More concerns about the reliance on Chinese iron ore for the Australian economy as Jason Liang reports via Splash:

Splash’s report two weeks ago on China’s decision to construct a raft of new very large ore carrier (VLOC) terminals – interpreted by some analysts as part of a bigger geopolitical play to cut the nation’s reliance on Australia for its iron ore imports amid a severe souring of diplomatic ties – has been read by nearly 80,000 readers, sparking considerable debate on the future of this vital dry bulk channel of business.

Beijing’s National Development and Reform Commission (NDRC) last month gave the green light for four new VLOC terminals to be built in Rizhao, Yantai and Lanshan in Shandong province, and Sanduao in Fujian province to go alongside the existing seven VLOC terminals.

“Commentary on the move has speculated that Beijing is seeking to ensure greater ‘iron ore security’ for the future, not only by opening itself to a wider range of of markets, including Brazil, but also to countries where there is less chance of political disagreement,” Alphabulk pointed out in a weekly report.

Data from IHS Markit shows Australia supplied more than 380m tonnes of iron ore to China in the first half of 2020, while Brazil, the second largest iron ore source for China, shipped less than 100m tonnes of iron ore to China over the same period.
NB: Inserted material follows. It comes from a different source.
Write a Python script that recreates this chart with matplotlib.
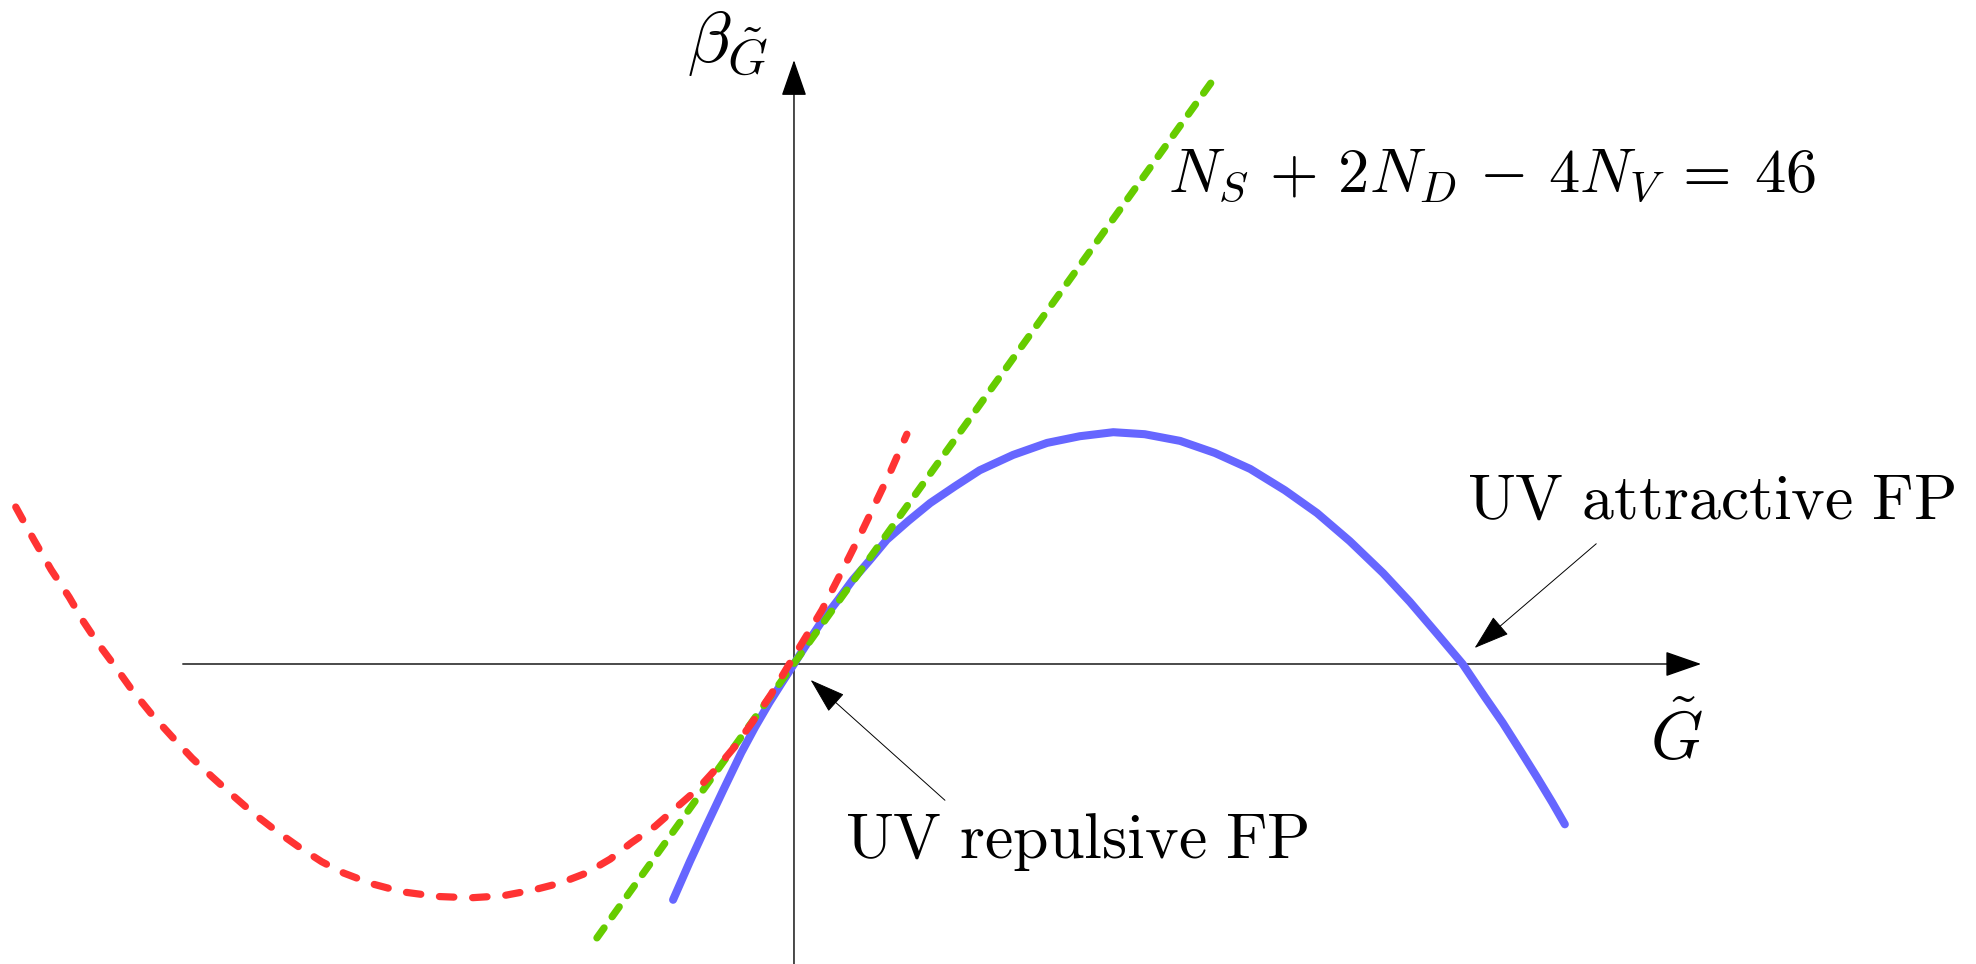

According to BIMCO, China imported a record 112.7m tonnes of iron ore in July, just shy of 10m tonnes above the previous record. July thereby marked the fourth month in a row that the country’s iron ore imports exceeded the corresponding month the year before. In the first seven months of the year, iron ore imports are up 11.8%, or an additional 69.5m tonnes, which is the equivalent of 300 extra VLOC loads.

“Geopolitics is certainly finding its way in the dry bulk business these years, and increasingly this year. Not only tankers can enjoy a freight rate upside to this lack of international cooperation/understanding – which it basically represents,” writes Peter Sand, chief shipping analyst at BIMCO, in an email to Splash.

“Even though Australia is more reliant on China (+90% of exports) than China is on Australia (+60% of imports), they can’t stop Australian imports overnight. This year’s strong imports numbers including the record high July data of 12m mt suggest that they could be in for stockpiling ahead of a trade dispute, which would harm Australian exports,” Sand reckons.

In the medium to longer term, Sand believes alternatives to the “iron ore mountain” of Australia are nowhere to be found. Higher reliance on domestic scrap metal is the best option for China, he suggests.